Prevent Problems by Precertifying Range

Question: If we precertify a specific interventional procedure based on one diagnosis, but the radiologist determines the patient requires an additional procedure once he's working on the patient, may we report the second procedure, too?

Tennessee Subscriber

Answer: You should report the additional procedure and diagnosis, assuming your documentation describes the medical necessity for them. Tip: Your practice may be able to prevent dealing with this problem by precertifying a code range.

Example: Your practice precertifies thoracentesis (32421, Thoracentesis, puncture of pleural cavity for aspiration, initial or subsequent) for a patient with pleural effusion (511.9, Unspecified pleural effusion). After the radiologist begins the procedure, he aspirates a small amount of blood and pus from the patient's lung. He determines the patient actually has a hemothorax (511.89, Other specified forms of effusion, except tuberculous). The radiologist inserts a chest tube and performs thoracostomy to remove the fluid (32551, Tube thoracostomy, includes water seal [e.g., for abscess, hemothorax, empyema], when performed [separate procedure]).

Before the procedure, let the insurer's precertification department know that the physician may perform other procedures if he discovers additional diagnoses requiring treatment.

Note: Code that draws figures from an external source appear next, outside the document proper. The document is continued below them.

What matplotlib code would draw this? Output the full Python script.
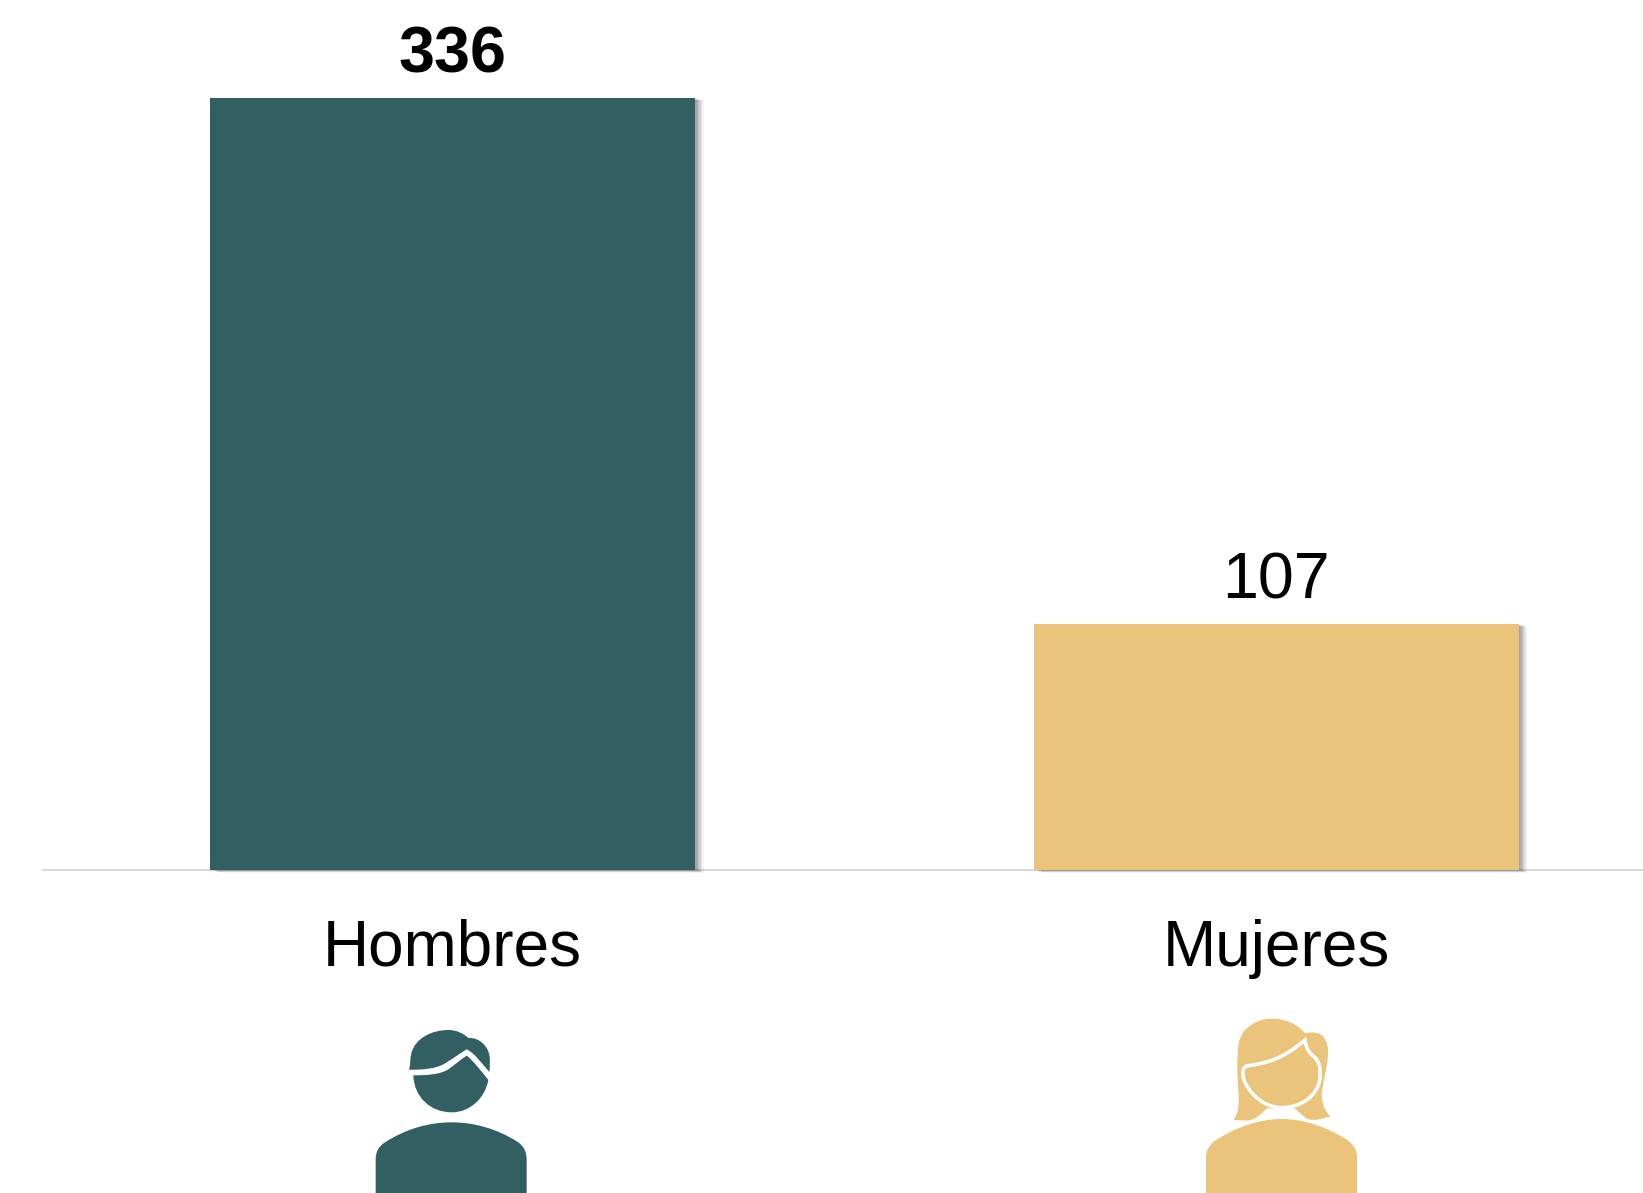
import matplotlib
matplotlib.use("Agg")
import matplotlib.pyplot as plt
import matplotlib.patheffects as pe
from matplotlib.path import Path
from matplotlib.patches import PathPatch

plt.rcParams["font.family"] = ["Liberation Sans", "DejaVu Sans"]

categorias = ["Hombres", "Mujeres"]
valores = [336, 107]
pesos = ["bold", "normal"]
colores = ["#326062", "#EAC47B"]

W, H = 1643, 1193
M, L, C = Path.MOVETO, Path.LINETO, Path.CURVE4


def trazo(partes):
    # primer punto + tramos de linea (1 punto) o curva (3 puntos)
    verts = [partes[0]]
    codes = [M]
    for p in partes[1:]:
        if len(p) == 3:
            verts += list(p)
            codes += [C, C, C]
        else:
            verts.append(p)
            codes.append(L)
    return verts, codes


def icono(ax, x0, y0, partes, **kw):
    verts, codes = trazo(partes)
    # dibujo en unidades de 1/3 de pixel
    verts = [(x0 + x / 3, y0 + y / 3) for x, y in verts]
    ax.add_patch(PathPatch(Path(verts, codes), **kw))


cuerpo_h = [
    (107, 579), (107, 480),
    ((107, 455), (115, 440), (135, 427)),
    ((200, 385), (270, 367), (335, 367)),
    ((400, 367), (470, 385), (535, 427)),
    ((552, 440), (560, 455), (560, 480)),
    (560, 579), (107, 579),
]
pelo_h = [
    (207, 209),
    ((212, 195), (209, 180), (214, 160)),
    ((225, 115), (275, 90), (325, 90)),
    ((350, 90), (370, 100), (385, 114)),
    ((420, 112), (445, 140), (449, 170)),
    ((450, 190), (450, 200), (448, 216)),
    ((425, 190), (405, 160), (380, 148)),
    ((360, 160), (340, 175), (315, 190)),
    ((290, 206), (250, 210), (207, 209)),
]
cara_h = [
    (220, 226),
    ((260, 226), (300, 224), (325, 208)),
    ((345, 194), (360, 180), (380, 167)),
    ((400, 182), (425, 215), (445, 240)),
    ((435, 295), (390, 337), (335, 337)),
    ((270, 337), (222, 290), (220, 226)),
]
pelo_m = [
    (190, 360),
    ((205, 340), (207, 320), (206, 290)),
    ((203, 240), (198, 190), (206, 130)),
    ((215, 80), (265, 56), (305, 56)),
    ((350, 56), (385, 75), (405, 100)),
    ((440, 92), (470, 100), (474, 150)),
    ((476, 190), (460, 240), (455, 280)),
    ((455, 310), (465, 335), (481, 349)),
    ((455, 358), (430, 362), (415, 358)),
    ((400, 350), (385, 335), (375, 325)),
    (290, 325),
    ((275, 340), (260, 358), (235, 361)),
    ((220, 362), (205, 361), (190, 360)),
]
cara_m = [
    (235, 197),
    ((285, 190), (335, 180), (405, 120)),
    ((408, 145), (418, 160), (432, 170)),
    ((450, 185), (452, 210), (450, 235)),
    ((445, 285), (395, 323), (335, 323)),
    ((285, 323), (240, 285), (222, 240)),
    ((215, 215), (218, 200), (235, 197)),
]
cuerpo_m = [
    (108, 579), (108, 470),
    ((108, 450), (120, 435), (135, 422)),
    ((200, 380), (270, 357), (335, 357)),
    ((400, 357), (470, 380), (535, 422)),
    ((550, 435), (561, 450), (561, 470)),
    (561, 579), (108, 579),
]

fig = plt.figure(figsize=(W / 100, H / 100), dpi=100, facecolor="white")

# el eje sigue hasta 1688 px, se corta en el borde de la figura
ax = fig.add_axes([41 / W, (H - 870) / H, (1688 - 41) / W, 870 / H])
ax.set_xlim(-0.5, 1.5)
ax.set_ylim(0, 336 * 870 / 772)

sombra = [
    pe.SimplePatchShadow(offset=(d, -d * 0.3), shadow_rgbFace="#000000", alpha=a)
    for d, a in [(6, 0.04), (5, 0.07), (4, 0.08), (3, 0.08), (2, 0.08), (1, 0.06)]
]
barras = ax.bar(categorias, valores, width=0.589, color=colores, linewidth=0, zorder=3, clip_on=False)
for b in barras:
    b.set_path_effects(sombra + [pe.Normal()])

for b, v, p in zip(barras, valores, pesos):
    ax.annotate(str(v), (b.get_x() + b.get_width() / 2, v), xytext=(0, 9),
                textcoords="offset points", ha="center", va="bottom",
                fontsize=46.5, fontweight=p, color="black")

for s in ["top", "left", "right"]:
    ax.spines[s].set_visible(False)
ax.spines["bottom"].set_color("#D9D9D9")
ax.spines["bottom"].set_linewidth(1.5)
ax.spines["bottom"].set_zorder(2)
ax.spines["bottom"].set_bounds(-0.498, 1.5)
ax.set_yticks([])
ax.tick_params(axis="x", length=0, pad=35, labelsize=46, labelcolor="black")

# capa en pixeles para los iconos
capa = fig.add_axes([0, 0, 1, 1])
capa.set_xlim(0, W)
capa.set_ylim(H, 0)
capa.axis("off")
capa.patch.set_alpha(0)

icono(capa, 340, 1000, cuerpo_h, facecolor=colores[0], linewidth=0)
icono(capa, 340, 1000, pelo_h, facecolor=colores[0], linewidth=0)
icono(capa, 340, 1000, cara_h, facecolor=colores[0], linewidth=0)
icono(capa, 1170, 1000, pelo_m, facecolor=colores[1], linewidth=0)
icono(capa, 1170, 1000, cara_m, facecolor=colores[1], edgecolor="white", linewidth=2.6)
icono(capa, 1170, 1000, cuerpo_m, facecolor=colores[1], linewidth=0)

fig.savefig("out.png", dpi=100)
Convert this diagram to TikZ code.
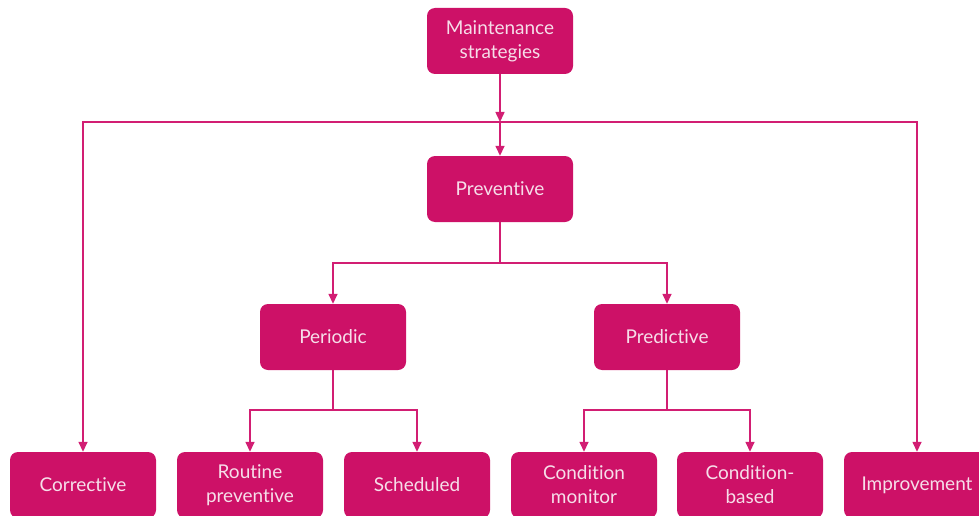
\documentclass[tikz,border=0pt]{standalone}
\usepackage{fontspec}
\setmainfont[Ligatures={NoCommon,NoRare}]{Lato}
\usetikzlibrary{arrows.meta}
\definecolor{boxfill}{RGB}{205,17,103}
\definecolor{boxtext}{RGB}{246,222,233}
\definecolor{wire}{RGB}{210,30,115}
\tikzset{
  card/.style={fill=boxfill, text=boxtext, rounded corners=8pt, minimum width=146pt,
    minimum height=66pt, inner sep=0pt, align=center, font=\fontsize{19}{24}\selectfont},
  link/.style={draw=wire, line width=1.5pt},
  arr/.style={link, -{Triangle[width=9pt,length=10pt]}}
}
\begin{document}
\begin{tikzpicture}[x=1pt,y=-1pt]
\useasboundingbox (0,0) rectangle (979,516);
\begin{scope}
\clip (0,0) rectangle (979,516);
% top levels
\node[card] (ms)   at (500,41)  {Maintenance\\strategies};
\node[card] (prev) at (500,189) {Preventive};
\node[card] (per)  at (333,337) {Periodic};
\node[card] (pred) at (667,337) {Predictive};
% bottom row
\node[card] (corr) at (83,485)  {Corrective};
\node[card] (rout) at (250,485) {Routine\\preventive};
\node[card] (sch)  at (417,485) {Scheduled};
\node[card] (cmon) at (584,485) {Condition\\monitor};
\node[card] (cbas) at (750,485) {Condition-\\based};
\node[card] (impr) at (917,485) {Improvement};
% junction points
\coordinate (hub) at (500,122);
\coordinate (j1)  at (500,263);
\coordinate (j2)  at (333,410);
\coordinate (j3)  at (667,410);
% connectors
\draw[arr] (ms) -- (hub);
\draw[arr] (hub) -- (prev);
\draw[arr] (hub) -| (corr);
\draw[arr] (hub) -| (impr);
\draw[link] (prev) -- (j1);
\draw[arr] (j1) -| (per);
\draw[arr] (j1) -| (pred);
\draw[link] (per) -- (j2);
\draw[arr] (j2) -| (rout);
\draw[arr] (j2) -| (sch);
\draw[link] (pred) -- (j3);
\draw[arr] (j3) -| (cmon);
\draw[arr] (j3) -| (cbas);
\end{scope}
\end{tikzpicture}
\end{document}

For insurers who want you to precertify only the intended procedure (in this case, 32421) based on the confirmed diagnosis, you can precertify the expected service but repeat that the radiologist may perform and report more procedures if medically necessary.

If, after the surgery, the insurance company denies the additional procedure (in this case, 32551), appeal by citing the date your practice requested precertification, your attempt to precertify a code range, and the fact that the radiologist diagnosed hemothorax during the thoracentesis.